Not that she let a similar conflict end another probe involving Baum, based on charges that Spitzer aide Steven Mitnick, on Baum’s orders, threatened a Public Service Commission member. In that case, she just asked Baum not to butt in.

Of course, Hamann has yet to report any findings in the Mitnick probe, which has lingered since April.

Or done much of anything else of note.

Yet, lest anyone think she’s totally useless, Hamann this week released the results of an NYPD crime-lab audit.

Apparently, some technicians engaged in sloppy testing of drug samples in 2002 – perhaps even “dry-labbing” (i.e., failing to examine all the evidence).

This has led to a review of thousands of samples. Many convicts sentenced on the basis of the old tests may ask to have their penalties shortened or dropped.

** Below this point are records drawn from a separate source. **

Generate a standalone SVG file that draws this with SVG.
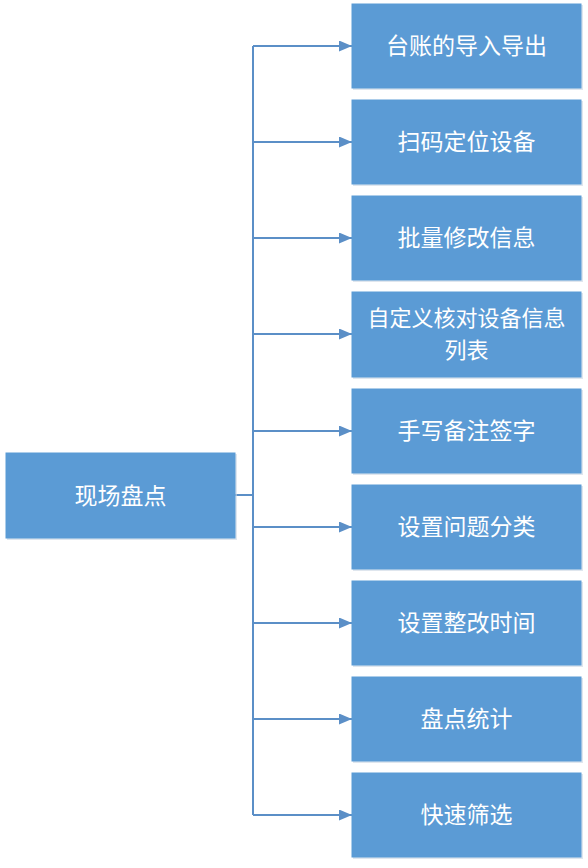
<svg xmlns="http://www.w3.org/2000/svg" width="588" height="868" viewBox="0 0 588 868">
<defs>
<style>
.box{fill:#5B9BD5;stroke:#5B9BD5;stroke-width:1}
.shadow{fill:#c9d6e3;opacity:0.6}
.t{fill:#ffffff;font-family:"Noto Sans CJK SC","Noto Sans CJK TC",sans-serif;font-size:23px;text-anchor:middle;dominant-baseline:central}
.t2{font-size:22px}
.c{fill:none;stroke:#5B8FC7;stroke-width:2}
</style>
<marker id="ah" markerWidth="13" markerHeight="11" refX="13" refY="5.5" orient="auto" markerUnits="userSpaceOnUse">
<path d="M0,0 L13,5.5 L0,11 Z" fill="#5B8FC7"/>
</marker>
</defs>
<rect width="588" height="868" fill="#ffffff"/>
<g id="connectors">
<path class="c" d="M235,495 H253"/>
<path class="c" d="M253,46 V815"/>
<path class="c" d="M253,46 H352" marker-end="url(#ah)"/>
<path class="c" d="M253,142 H352" marker-end="url(#ah)"/>
<path class="c" d="M253,238 H352" marker-end="url(#ah)"/>
<path class="c" d="M253,334 H352" marker-end="url(#ah)"/>
<path class="c" d="M253,431 H352" marker-end="url(#ah)"/>
<path class="c" d="M253,527 H352" marker-end="url(#ah)"/>
<path class="c" d="M253,623 H352" marker-end="url(#ah)"/>
<path class="c" d="M253,719 H352" marker-end="url(#ah)"/>
<path class="c" d="M253,815 H352" marker-end="url(#ah)"/>
</g>
<g id="root">
<rect class="shadow" x="7" y="454" width="230" height="86"/>
<rect class="box" x="6" y="453" width="229" height="85"/>
<text class="t" x="120.5" y="493.5">现场盘点</text>
</g>
<g id="n1"><rect class="shadow" x="353" y="5" width="230" height="85"/><rect class="box" x="352" y="4" width="229" height="84"/><text class="t" x="466.5" y="44">台账的导入导出</text></g>
<g id="n2"><rect class="shadow" x="353" y="101" width="230" height="85"/><rect class="box" x="352" y="100" width="229" height="84"/><text class="t" x="466.5" y="140">扫码定位设备</text></g>
<g id="n3"><rect class="shadow" x="353" y="197" width="230" height="85"/><rect class="box" x="352" y="196" width="229" height="84"/><text class="t" x="466.5" y="236">批量修改信息</text></g>
<g id="n4"><rect class="shadow" x="353" y="293" width="230" height="86"/><rect class="box" x="352" y="292" width="229" height="85"/><text class="t t2" x="466.5" y="316">自定义核对设备信息</text><text class="t t2" x="466.5" y="348">列表</text></g>
<g id="n5"><rect class="shadow" x="353" y="390" width="230" height="85"/><rect class="box" x="352" y="389" width="229" height="84"/><text class="t" x="466.5" y="429">手写备注签字</text></g>
<g id="n6"><rect class="shadow" x="353" y="486" width="230" height="85"/><rect class="box" x="352" y="485" width="229" height="84"/><text class="t" x="466.5" y="525">设置问题分类</text></g>
<g id="n7"><rect class="shadow" x="353" y="582" width="230" height="85"/><rect class="box" x="352" y="581" width="229" height="84"/><text class="t" x="466.5" y="621">设置整改时间</text></g>
<g id="n8"><rect class="shadow" x="353" y="678" width="230" height="85"/><rect class="box" x="352" y="677" width="229" height="84"/><text class="t" x="466.5" y="717">盘点统计</text></g>
<g id="n9"><rect class="shadow" x="353" y="774" width="230" height="85"/><rect class="box" x="352" y="773" width="229" height="84"/><text class="t" x="466.5" y="813">快速筛选</text></g>
</svg>
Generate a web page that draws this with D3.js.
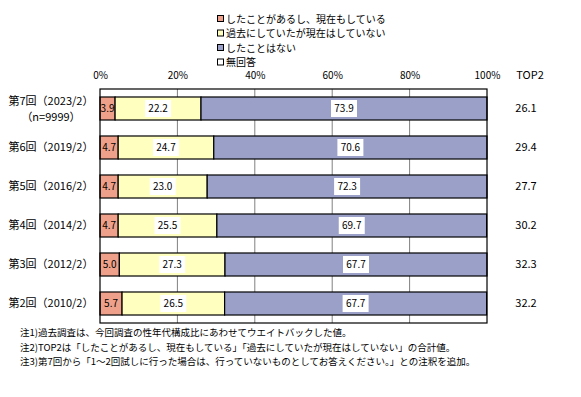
<!DOCTYPE html>
<html><head><meta charset="utf-8">
<script src="https://cdn.jsdelivr.net/npm/d3@7"></script>
<style>body{margin:0;background:#fff;} text{font-family:"Noto Sans CJK JP","Noto Sans",sans-serif;}</style>
</head><body>
<svg id="c" width="581" height="397"></svg>
<script>
const categories = ["第7回（2023/2）","第6回（2019/2）","第5回（2016/2）","第4回（2014/2）","第3回（2012/2）","第2回（2010/2）"];
const subLabels = ["（n=9999）","","","","",""];
const seriesNames = ["したことがあるし、現在もしている","過去にしていたが現在はしていない","したことはない","無回答"];
const current = [3.9,4.7,4.7,4.7,5.0,5.7];
const past = [22.2,24.7,23.0,25.5,27.3,26.5];
const never = [73.9,70.6,72.3,69.7,67.7,67.7];
const noAnswer = [0,0,0,0,0,0];
const top2 = ["26.1","29.4","27.7","30.2","32.3","32.2"];
const tickValues = [0,20,40,60,80,100];
const notes = ["注1)過去調査は、今回調査の性年代構成比にあわせてウエイトバックした値。",
"注2)TOP2は「したことがあるし、現在もしている」「過去にしていたが現在はしていない」の合計値。",
"注3)第7回から「1～2回試しに行った場合は、行っていないものとしてお答えください。」との注釈を追加。"];
const colors = ["#EFA08A","#FFFFC0","#9AA0C8","#FFFFFF"];

const svg = d3.select("#c");
const x = d3.scaleLinear().domain([0,100]).range([100,487]);
const y = d3.scaleBand().domain(categories).range([89,323]).paddingInner(0.41).paddingOuter(0.205);

// gridlines
svg.append("g").selectAll("line").data(tickValues.slice(1,-1)).join("line")
  .attr("x1",d=>x(d)).attr("x2",d=>x(d)).attr("y1",89).attr("y2",323)
  .attr("stroke","#808080").attr("stroke-width",1);

const series = [current,past,never,noAnswer];
const rows = categories.map((c,i)=>{
  let acc=0; return series.map((s,k)=>{const v=s[i]; const o={cat:c,k,v,x0:acc,x1:acc+v}; acc+=v; return o;});
});
const g = svg.append("g");
rows.forEach(r=>{
  g.selectAll(null).data(r.filter(d=>d.v>0)).join("rect")
    .attr("x",d=>x(d.x0)).attr("width",d=>x(d.x1)-x(d.x0))
    .attr("y",d=>y(d.cat)).attr("height",y.bandwidth())
    .attr("fill",d=>colors[d.k]).attr("stroke","#000").attr("stroke-width",1.2);
  r.filter(d=>d.v>0 && d.k<3).forEach(d=>{
    const cx=(x(d.x0)+x(d.x1))/2, cy=y(d.cat)+y.bandwidth()/2;
    if(d.k>0){
      g.append("rect").attr("x",cx-13).attr("y",cy-8.5).attr("width",26).attr("height",17).attr("fill","#fff");
    }
    g.append("text").attr("x",cx).attr("y",cy).attr("dy","0.35em").attr("text-anchor","middle")
      .attr("font-size",10).attr("fill","#000").text(d.v.toFixed(1));
  });
});

// frame
svg.append("rect").attr("x",100).attr("y",89).attr("width",387).attr("height",234)
  .attr("fill","none").attr("stroke","#000").attr("stroke-width",1.2);

// top axis labels
const ax = d3.axisTop(x).tickValues(tickValues).tickFormat(d=>d+"%").tickSize(0).tickPadding(0);
const axg = svg.append("g").attr("transform","translate(0,79)").call(ax);
axg.select(".domain").remove();
axg.selectAll("text").attr("font-size",10).attr("fill","#000").attr("font-family","'Liberation Sans Narrow','DejaVu Sans Condensed',sans-serif");

svg.append("text").attr("x",530).attr("y",79).attr("text-anchor","middle").attr("font-size",11).text("TOP2");

// category labels
categories.forEach((c,i)=>{
  const cy=y(c)+y.bandwidth()/2;
  if(subLabels[i]){
    svg.append("text").attr("x",51).attr("y",cy-7).attr("dy","0.35em").attr("text-anchor","middle").attr("font-size",11).text(c);
    svg.append("text").attr("x",51).attr("y",cy+9).attr("dy","0.35em").attr("text-anchor","middle").attr("font-size",11).text(subLabels[i]);
  } else {
    svg.append("text").attr("x",51).attr("y",cy).attr("dy","0.35em").attr("text-anchor","middle").attr("font-size",11).text(c);
  }
  svg.append("text").attr("x",526).attr("y",cy).attr("dy","0.35em").attr("text-anchor","middle").attr("font-size",11).text(top2[i]);
});

// legend
const lg = svg.append("g");
seriesNames.forEach((n,i)=>{
  const ly=19+i*14.5;
  lg.append("rect").attr("x",217.5).attr("y",ly-3.5).attr("width",6).attr("height",6).attr("fill",colors[i]).attr("stroke","#000").attr("stroke-width",1);
  lg.append("text").attr("x",226).attr("y",ly).attr("dy","0.35em").attr("font-size",10).text(n);
});

// notes
notes.forEach((t,i)=>{
  svg.append("text").attr("x",20).attr("y",333+i*14.5).attr("dy","0.35em").attr("font-size",9.5).text(t);
});
</script>
</body></html>
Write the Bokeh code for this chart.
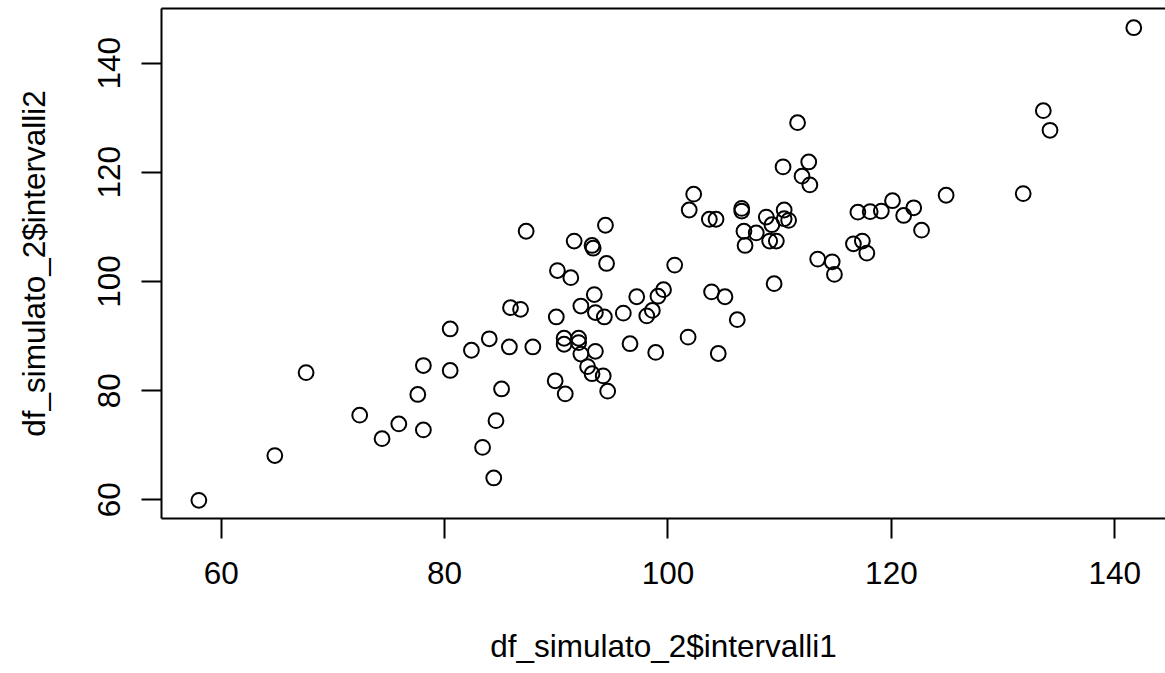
from bokeh.plotting import figure
from bokeh.models import Range1d, FixedTicker, LinearAxis
from bokeh.embed import file_html
from bokeh.resources import INLINE

# ---- data ----
intervalli1 = [58.0, 64.8, 67.6, 72.4, 74.4, 75.9, 78.1, 77.6, 78.1, 80.5,
               80.5, 82.4, 84.0, 85.8, 87.9, 85.9, 86.8, 85.1, 84.6, 83.4,
               84.4, 87.3, 94.4, 91.6, 93.2, 93.3, 94.5, 100.6, 90.1, 91.3,
               93.4, 97.2, 99.6, 99.1, 92.2, 93.5, 94.3, 96.0, 98.6, 98.1,
               90.0, 90.7, 90.7, 92.0, 92.0, 92.2, 93.5, 96.6, 98.9, 101.8,
               92.8, 93.2, 94.2, 89.9, 90.8, 94.6, 111.6, 110.3, 112.6, 112.0,
               112.7, 102.3, 101.9, 103.7, 104.3, 106.6, 106.6, 108.8, 109.3, 110.4,
               110.4, 110.8, 106.8, 107.9, 106.9, 109.1, 109.7, 117.0, 118.1, 119.1,
               120.1, 121.1, 122.0, 122.7, 124.9, 116.6, 117.4, 117.8, 113.4, 114.7,
               114.9, 109.5, 103.9, 105.1, 106.2, 141.7, 133.6, 134.2, 131.8, 104.5]
intervalli2 = [59.9, 68.1, 83.3, 75.5, 71.2, 73.9, 72.8, 79.3, 84.6, 91.3,
               83.7, 87.4, 89.5, 88.0, 88.0, 95.2, 94.9, 80.3, 74.5, 69.6,
               64.0, 109.2, 110.3, 107.4, 106.6, 106.1, 103.3, 103.0, 102.0, 100.7,
               97.6, 97.2, 98.5, 97.3, 95.5, 94.3, 93.5, 94.2, 94.7, 93.7,
               93.5, 89.6, 88.5, 89.6, 88.8, 86.7, 87.2, 88.6, 87.0, 89.8,
               84.4, 83.1, 82.7, 81.8, 79.4, 79.9, 129.1, 121.0, 121.9, 119.3,
               117.7, 116.0, 113.1, 111.4, 111.4, 113.4, 112.9, 111.8, 110.4, 113.1,
               111.5, 111.2, 109.2, 108.9, 106.6, 107.4, 107.4, 112.7, 112.8, 112.9,
               114.8, 112.1, 113.5, 109.4, 115.8, 106.9, 107.4, 105.2, 104.1, 103.6,
               101.3, 99.6, 98.1, 97.2, 93.0, 146.5, 131.3, 127.7, 116.1, 86.8]
x_ticks = [60, 80, 100, 120, 140]
y_ticks = [60, 80, 100, 120, 140]
x_label = "df_simulato_2$intervalli1"
y_label = "df_simulato_2$intervalli2"

FONT = "Liberation Sans"
FS = "31.5px"

p = figure(width=1165, height=673, output_backend="svg", toolbar_location=None,
           x_range=Range1d(54.655, 144.54), y_range=Range1d(56.57, 150.02),
           min_border_left=161, min_border_right=0, min_border_top=8,
           min_border_bottom=155, background_fill_color="white",
           border_fill_color="white", outline_line_color=None)

p.scatter(intervalli1, intervalli2, marker="circle", size=14.8,
          fill_color=None, line_color="black", line_width=2)

p.xgrid.visible = False
p.ygrid.visible = False

for ax in (p.xaxis[0], p.yaxis[0]):
    ax.axis_line_width = 2
    ax.axis_line_color = "black"
    ax.major_tick_line_width = 2
    ax.major_tick_line_color = "black"
    ax.major_tick_out = 20
    ax.major_tick_in = 0
    ax.minor_tick_out = 0
    ax.minor_tick_in = 0
    ax.major_label_text_font = FONT
    ax.major_label_text_font_size = FS
    ax.major_label_text_color = "black"
    ax.axis_label_text_font = FONT
    ax.axis_label_text_font_size = FS
    ax.axis_label_text_font_style = "normal"
    ax.axis_label_text_color = "black"

p.xaxis[0].ticker = FixedTicker(ticks=x_ticks)
p.yaxis[0].ticker = FixedTicker(ticks=y_ticks)
p.xaxis[0].axis_label = x_label
p.yaxis[0].axis_label = y_label
p.xaxis[0].major_label_standoff = 23
p.xaxis[0].axis_label_standoff = 41
p.yaxis[0].major_label_orientation = "vertical"
p.yaxis[0].major_label_standoff = 21
p.yaxis[0].axis_label_standoff = 44

# top border of the box (R draws a full box; right side is cropped off)
top = LinearAxis(ticker=FixedTicker(ticks=[]), axis_line_width=2,
                 axis_line_color="black", major_tick_out=0, major_tick_in=0,
                 minor_tick_out=0, minor_tick_in=0,
                 major_label_text_font_size="0px", major_label_standoff=0)
p.add_layout(top, "above")

open("out.html", "w").write(file_html(p, INLINE))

Yet, the lab has long since been reshuffled. NYPD brass disciplined three techs whose testing was questioned. And of some 413 cases reviewed so far, none has turned up “significant discrepancies.”

So Hamann’s report on the 2002 lab may be more than an academic exercise – but it’s not clear how much more.

Far more significant, apparently, is her role as Inspector Coverup in the Dirty Tricks campaign.

It’s reason enough to wonder why the IG position exists.